## SET PROBLEM:
Below is a listing; print exactly its lines from the one containing "Write a component" down to the one containing "const yTicks = [-0.5, 0, 0.5, 1];", both inclusive, with every picture left out.

○ ○ ○ ○

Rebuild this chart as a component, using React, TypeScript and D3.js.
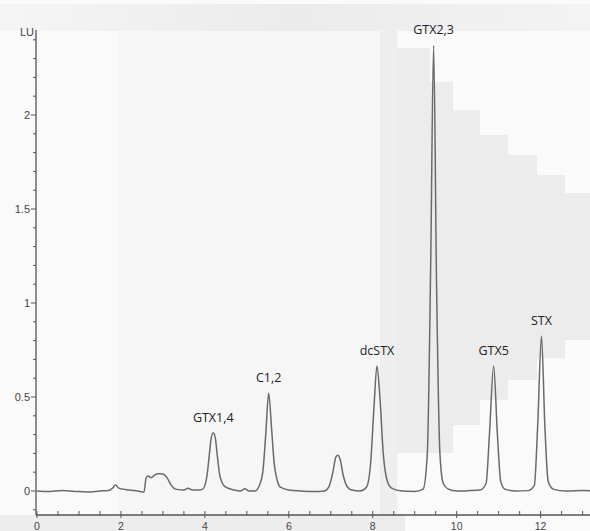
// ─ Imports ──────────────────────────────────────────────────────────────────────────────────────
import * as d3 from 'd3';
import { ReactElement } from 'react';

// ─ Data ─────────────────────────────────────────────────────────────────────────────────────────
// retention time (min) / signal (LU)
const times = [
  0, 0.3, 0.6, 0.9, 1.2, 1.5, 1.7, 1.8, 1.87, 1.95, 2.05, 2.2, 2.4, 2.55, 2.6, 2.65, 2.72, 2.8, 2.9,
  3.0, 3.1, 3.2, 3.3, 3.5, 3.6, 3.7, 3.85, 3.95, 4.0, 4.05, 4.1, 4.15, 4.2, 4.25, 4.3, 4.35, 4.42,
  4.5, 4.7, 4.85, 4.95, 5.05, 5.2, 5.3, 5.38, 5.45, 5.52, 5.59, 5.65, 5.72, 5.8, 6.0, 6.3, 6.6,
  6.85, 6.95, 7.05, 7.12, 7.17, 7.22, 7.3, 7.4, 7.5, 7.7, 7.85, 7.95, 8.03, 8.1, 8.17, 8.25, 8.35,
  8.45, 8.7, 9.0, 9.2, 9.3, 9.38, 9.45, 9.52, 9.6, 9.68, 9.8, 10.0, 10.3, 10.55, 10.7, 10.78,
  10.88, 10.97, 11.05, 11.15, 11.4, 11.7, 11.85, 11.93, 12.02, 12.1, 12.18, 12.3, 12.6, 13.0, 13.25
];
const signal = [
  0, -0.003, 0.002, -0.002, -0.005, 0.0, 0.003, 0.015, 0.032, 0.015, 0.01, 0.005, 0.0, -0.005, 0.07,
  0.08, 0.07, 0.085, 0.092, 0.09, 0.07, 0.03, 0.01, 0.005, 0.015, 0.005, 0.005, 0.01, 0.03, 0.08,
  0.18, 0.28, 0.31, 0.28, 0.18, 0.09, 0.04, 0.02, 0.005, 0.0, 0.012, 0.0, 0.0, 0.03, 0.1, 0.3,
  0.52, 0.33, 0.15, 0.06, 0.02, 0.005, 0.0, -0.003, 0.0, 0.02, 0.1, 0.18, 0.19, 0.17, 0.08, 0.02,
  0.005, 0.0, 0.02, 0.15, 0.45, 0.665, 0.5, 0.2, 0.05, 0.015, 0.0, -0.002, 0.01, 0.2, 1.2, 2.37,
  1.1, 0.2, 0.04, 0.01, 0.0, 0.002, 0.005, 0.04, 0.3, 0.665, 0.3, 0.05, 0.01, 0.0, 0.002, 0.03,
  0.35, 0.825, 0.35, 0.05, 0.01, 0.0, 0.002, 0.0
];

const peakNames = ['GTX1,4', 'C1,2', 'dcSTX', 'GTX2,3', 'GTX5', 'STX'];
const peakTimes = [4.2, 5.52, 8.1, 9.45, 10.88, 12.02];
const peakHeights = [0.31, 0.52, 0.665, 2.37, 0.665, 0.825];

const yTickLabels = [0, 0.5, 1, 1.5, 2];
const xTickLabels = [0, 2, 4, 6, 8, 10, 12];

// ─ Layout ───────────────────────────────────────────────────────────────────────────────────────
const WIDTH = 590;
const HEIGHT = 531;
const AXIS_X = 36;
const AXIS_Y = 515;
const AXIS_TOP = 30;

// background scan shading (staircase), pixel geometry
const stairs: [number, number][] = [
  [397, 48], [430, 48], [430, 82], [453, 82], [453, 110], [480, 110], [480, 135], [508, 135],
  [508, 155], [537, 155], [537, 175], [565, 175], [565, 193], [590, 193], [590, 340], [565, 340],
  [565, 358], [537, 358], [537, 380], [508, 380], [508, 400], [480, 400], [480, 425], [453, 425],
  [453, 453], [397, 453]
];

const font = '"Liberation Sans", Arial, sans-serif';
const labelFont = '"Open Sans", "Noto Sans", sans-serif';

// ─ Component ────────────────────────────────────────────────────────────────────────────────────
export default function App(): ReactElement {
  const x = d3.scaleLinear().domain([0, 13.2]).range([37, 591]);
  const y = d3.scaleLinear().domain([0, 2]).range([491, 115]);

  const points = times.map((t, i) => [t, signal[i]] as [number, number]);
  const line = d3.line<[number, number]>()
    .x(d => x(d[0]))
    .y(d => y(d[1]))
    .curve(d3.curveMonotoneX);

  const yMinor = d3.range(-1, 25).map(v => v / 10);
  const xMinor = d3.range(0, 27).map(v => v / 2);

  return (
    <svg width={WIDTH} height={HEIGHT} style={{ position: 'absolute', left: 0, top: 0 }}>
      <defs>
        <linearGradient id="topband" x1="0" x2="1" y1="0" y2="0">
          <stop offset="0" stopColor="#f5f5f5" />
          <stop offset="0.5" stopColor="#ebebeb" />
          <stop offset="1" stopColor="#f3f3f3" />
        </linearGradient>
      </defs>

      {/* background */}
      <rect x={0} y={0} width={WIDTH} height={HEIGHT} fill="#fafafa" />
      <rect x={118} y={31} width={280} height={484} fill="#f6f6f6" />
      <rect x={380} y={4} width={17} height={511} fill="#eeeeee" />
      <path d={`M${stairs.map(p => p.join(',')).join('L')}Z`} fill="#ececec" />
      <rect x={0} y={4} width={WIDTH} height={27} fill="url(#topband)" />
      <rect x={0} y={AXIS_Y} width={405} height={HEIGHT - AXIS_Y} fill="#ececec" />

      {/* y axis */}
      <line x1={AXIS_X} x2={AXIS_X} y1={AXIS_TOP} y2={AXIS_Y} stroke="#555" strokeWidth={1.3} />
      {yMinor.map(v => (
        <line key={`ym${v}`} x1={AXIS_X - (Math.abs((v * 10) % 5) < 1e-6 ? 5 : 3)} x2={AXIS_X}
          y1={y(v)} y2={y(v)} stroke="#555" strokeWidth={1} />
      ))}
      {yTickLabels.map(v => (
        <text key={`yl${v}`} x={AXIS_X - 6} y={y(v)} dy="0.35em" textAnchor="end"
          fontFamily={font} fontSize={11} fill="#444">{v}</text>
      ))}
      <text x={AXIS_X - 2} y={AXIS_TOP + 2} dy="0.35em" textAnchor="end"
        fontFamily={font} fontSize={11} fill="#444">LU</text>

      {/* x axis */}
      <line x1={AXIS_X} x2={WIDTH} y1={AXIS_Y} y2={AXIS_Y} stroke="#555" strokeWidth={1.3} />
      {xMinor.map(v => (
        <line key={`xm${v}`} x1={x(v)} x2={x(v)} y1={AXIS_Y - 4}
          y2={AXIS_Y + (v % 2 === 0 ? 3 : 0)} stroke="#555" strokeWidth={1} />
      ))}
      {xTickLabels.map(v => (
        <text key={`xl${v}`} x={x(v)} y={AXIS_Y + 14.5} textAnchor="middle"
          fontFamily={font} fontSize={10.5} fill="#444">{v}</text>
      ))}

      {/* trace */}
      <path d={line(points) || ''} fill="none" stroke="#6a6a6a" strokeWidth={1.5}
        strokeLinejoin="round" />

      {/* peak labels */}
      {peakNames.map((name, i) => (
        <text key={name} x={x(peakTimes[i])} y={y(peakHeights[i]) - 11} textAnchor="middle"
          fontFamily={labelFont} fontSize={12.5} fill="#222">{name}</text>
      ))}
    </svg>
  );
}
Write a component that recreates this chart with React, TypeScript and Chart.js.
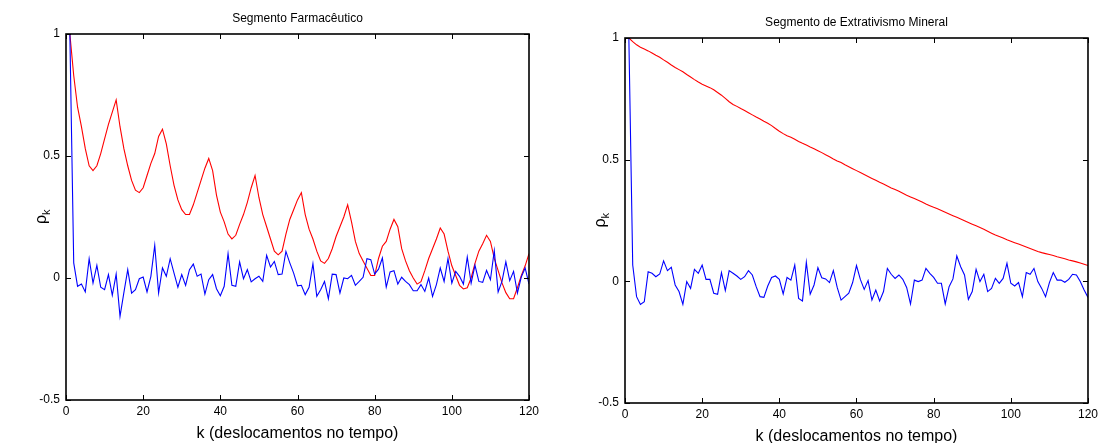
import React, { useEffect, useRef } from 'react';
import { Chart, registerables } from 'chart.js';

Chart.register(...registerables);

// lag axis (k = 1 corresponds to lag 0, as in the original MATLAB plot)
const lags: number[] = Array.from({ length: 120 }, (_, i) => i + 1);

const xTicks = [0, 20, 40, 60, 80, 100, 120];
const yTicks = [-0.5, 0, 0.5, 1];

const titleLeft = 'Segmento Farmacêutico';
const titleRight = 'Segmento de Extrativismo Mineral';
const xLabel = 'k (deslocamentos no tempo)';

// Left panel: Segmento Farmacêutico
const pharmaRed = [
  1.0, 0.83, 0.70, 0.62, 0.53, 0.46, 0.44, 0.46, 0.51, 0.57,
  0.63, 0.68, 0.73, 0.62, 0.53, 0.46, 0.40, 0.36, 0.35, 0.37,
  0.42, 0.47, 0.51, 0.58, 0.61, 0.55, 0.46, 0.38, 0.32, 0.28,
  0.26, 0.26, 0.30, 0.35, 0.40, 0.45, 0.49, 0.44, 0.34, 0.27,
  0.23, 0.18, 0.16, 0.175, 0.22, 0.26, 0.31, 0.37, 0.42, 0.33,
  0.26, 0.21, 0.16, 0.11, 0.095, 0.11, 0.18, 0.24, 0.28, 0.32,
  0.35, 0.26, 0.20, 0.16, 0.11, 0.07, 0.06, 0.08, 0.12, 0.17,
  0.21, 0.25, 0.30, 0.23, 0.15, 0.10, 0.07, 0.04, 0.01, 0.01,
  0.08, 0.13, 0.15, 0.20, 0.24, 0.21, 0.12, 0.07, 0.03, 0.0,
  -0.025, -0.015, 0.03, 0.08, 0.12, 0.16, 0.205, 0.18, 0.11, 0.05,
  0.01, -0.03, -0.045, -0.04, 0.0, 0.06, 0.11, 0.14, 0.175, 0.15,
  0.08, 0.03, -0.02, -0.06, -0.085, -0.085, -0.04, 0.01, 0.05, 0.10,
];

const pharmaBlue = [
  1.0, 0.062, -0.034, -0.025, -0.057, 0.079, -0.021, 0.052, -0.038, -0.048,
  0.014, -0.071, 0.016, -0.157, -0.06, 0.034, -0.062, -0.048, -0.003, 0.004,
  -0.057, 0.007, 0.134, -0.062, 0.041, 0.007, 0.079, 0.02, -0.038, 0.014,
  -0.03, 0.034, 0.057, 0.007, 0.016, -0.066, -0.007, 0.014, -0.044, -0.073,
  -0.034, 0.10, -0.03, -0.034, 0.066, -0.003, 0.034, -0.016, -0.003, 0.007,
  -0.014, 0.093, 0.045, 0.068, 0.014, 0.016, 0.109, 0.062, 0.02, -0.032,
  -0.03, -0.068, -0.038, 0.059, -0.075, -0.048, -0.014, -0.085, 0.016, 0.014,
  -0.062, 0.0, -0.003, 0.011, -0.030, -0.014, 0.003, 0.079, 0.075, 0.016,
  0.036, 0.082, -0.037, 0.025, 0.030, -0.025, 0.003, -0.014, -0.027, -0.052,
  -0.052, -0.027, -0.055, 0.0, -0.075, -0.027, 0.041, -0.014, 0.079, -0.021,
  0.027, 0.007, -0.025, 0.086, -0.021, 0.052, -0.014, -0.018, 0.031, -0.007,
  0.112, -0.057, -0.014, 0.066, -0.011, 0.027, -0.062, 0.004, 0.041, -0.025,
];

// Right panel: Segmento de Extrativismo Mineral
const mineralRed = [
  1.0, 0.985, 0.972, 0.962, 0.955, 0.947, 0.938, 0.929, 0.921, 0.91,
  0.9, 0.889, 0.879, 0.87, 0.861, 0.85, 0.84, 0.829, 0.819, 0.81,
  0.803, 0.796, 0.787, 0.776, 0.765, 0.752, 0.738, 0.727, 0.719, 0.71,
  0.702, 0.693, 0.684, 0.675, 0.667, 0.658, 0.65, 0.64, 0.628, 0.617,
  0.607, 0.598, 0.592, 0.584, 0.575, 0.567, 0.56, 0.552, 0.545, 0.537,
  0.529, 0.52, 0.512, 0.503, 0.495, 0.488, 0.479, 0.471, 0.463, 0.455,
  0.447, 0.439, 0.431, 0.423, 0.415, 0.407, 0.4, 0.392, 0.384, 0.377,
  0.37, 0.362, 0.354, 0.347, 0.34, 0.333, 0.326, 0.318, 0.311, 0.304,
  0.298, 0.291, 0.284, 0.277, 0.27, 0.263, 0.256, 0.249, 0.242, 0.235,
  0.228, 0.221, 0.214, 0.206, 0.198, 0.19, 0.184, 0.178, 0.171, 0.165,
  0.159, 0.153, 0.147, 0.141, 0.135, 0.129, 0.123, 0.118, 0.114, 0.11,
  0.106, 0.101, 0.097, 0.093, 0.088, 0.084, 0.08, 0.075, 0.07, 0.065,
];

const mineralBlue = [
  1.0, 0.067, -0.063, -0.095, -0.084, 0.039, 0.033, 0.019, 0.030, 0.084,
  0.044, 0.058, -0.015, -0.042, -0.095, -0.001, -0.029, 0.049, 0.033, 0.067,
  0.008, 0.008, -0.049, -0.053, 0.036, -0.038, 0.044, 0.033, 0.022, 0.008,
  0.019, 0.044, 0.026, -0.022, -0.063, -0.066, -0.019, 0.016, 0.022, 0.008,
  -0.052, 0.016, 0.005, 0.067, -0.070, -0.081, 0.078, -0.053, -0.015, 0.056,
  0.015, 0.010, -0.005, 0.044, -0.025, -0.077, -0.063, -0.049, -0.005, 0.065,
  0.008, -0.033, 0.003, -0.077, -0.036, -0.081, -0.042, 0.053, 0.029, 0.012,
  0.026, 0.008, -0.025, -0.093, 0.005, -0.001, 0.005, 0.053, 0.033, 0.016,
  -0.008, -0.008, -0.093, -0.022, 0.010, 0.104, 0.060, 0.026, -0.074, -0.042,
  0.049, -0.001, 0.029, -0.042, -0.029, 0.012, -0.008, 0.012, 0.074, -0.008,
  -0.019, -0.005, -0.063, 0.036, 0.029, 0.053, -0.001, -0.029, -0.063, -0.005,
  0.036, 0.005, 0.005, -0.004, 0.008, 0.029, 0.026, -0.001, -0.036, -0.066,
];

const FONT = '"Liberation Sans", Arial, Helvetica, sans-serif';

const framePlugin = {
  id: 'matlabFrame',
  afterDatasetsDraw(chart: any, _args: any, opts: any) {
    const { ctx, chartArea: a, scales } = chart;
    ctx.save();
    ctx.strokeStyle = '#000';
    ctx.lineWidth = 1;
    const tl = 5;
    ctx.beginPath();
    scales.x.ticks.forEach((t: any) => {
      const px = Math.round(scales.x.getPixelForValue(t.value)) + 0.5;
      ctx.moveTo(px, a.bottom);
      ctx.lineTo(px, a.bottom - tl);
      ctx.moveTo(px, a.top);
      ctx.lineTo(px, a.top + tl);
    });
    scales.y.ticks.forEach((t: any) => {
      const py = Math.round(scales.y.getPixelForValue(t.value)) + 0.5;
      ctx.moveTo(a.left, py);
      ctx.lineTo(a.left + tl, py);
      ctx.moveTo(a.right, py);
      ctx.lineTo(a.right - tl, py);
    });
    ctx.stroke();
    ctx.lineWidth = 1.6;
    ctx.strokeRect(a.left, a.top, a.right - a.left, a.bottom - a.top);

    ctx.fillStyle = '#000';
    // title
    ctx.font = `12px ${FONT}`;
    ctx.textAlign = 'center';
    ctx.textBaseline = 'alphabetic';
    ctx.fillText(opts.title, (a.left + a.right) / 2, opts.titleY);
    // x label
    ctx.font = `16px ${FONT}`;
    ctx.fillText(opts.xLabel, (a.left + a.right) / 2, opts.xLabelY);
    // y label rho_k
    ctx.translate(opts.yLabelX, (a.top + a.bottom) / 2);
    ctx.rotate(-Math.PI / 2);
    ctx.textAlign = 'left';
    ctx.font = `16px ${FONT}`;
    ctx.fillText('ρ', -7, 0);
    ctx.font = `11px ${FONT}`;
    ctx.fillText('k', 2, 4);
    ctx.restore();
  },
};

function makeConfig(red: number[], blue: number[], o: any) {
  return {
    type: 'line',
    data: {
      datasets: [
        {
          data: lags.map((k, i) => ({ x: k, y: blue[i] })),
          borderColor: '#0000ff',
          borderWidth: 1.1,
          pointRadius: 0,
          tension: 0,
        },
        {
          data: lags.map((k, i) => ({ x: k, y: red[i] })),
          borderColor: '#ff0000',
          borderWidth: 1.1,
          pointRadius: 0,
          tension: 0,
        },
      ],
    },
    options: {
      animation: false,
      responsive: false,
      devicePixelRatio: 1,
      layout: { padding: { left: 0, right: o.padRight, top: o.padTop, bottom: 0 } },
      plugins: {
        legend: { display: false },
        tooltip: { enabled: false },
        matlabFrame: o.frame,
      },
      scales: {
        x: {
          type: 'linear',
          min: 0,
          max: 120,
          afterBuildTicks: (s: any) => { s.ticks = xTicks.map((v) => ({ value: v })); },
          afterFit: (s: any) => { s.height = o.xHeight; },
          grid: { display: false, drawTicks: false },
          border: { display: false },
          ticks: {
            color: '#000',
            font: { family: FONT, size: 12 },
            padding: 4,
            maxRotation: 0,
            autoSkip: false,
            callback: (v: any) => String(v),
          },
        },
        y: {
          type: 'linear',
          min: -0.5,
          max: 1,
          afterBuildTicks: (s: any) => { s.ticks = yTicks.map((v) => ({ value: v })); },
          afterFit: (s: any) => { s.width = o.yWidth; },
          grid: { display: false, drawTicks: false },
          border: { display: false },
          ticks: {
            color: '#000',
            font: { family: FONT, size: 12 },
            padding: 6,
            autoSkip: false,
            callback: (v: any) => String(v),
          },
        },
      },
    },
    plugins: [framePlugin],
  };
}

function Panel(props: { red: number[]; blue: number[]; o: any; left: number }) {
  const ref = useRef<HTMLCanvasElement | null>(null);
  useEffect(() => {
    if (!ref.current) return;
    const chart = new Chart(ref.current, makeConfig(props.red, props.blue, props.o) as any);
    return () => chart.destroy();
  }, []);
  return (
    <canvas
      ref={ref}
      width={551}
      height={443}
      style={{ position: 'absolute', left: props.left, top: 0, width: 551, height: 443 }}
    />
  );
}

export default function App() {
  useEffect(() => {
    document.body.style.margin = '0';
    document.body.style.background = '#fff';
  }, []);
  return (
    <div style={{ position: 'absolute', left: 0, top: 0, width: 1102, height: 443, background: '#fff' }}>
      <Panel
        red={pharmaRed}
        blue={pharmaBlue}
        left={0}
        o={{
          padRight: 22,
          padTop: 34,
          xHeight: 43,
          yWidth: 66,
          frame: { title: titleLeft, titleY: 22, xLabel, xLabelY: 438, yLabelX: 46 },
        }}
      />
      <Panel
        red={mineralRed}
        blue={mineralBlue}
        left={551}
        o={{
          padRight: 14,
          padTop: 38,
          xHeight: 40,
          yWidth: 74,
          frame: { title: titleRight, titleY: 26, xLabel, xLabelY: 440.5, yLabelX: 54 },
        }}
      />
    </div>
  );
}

○ ○ ○ ○

## SOLUTION TO THE PROBLEM:
Write a component that recreates this chart with React, TypeScript and Chart.js.
import React, { useEffect, useRef } from 'react';
import { Chart, registerables } from 'chart.js';

Chart.register(...registerables);

// lag axis (k = 1 corresponds to lag 0, as in the original MATLAB plot)
const lags: number[] = Array.from({ length: 120 }, (_, i) => i + 1);

const xTicks = [0, 20, 40, 60, 80, 100, 120];
const yTicks = [-0.5, 0, 0.5, 1];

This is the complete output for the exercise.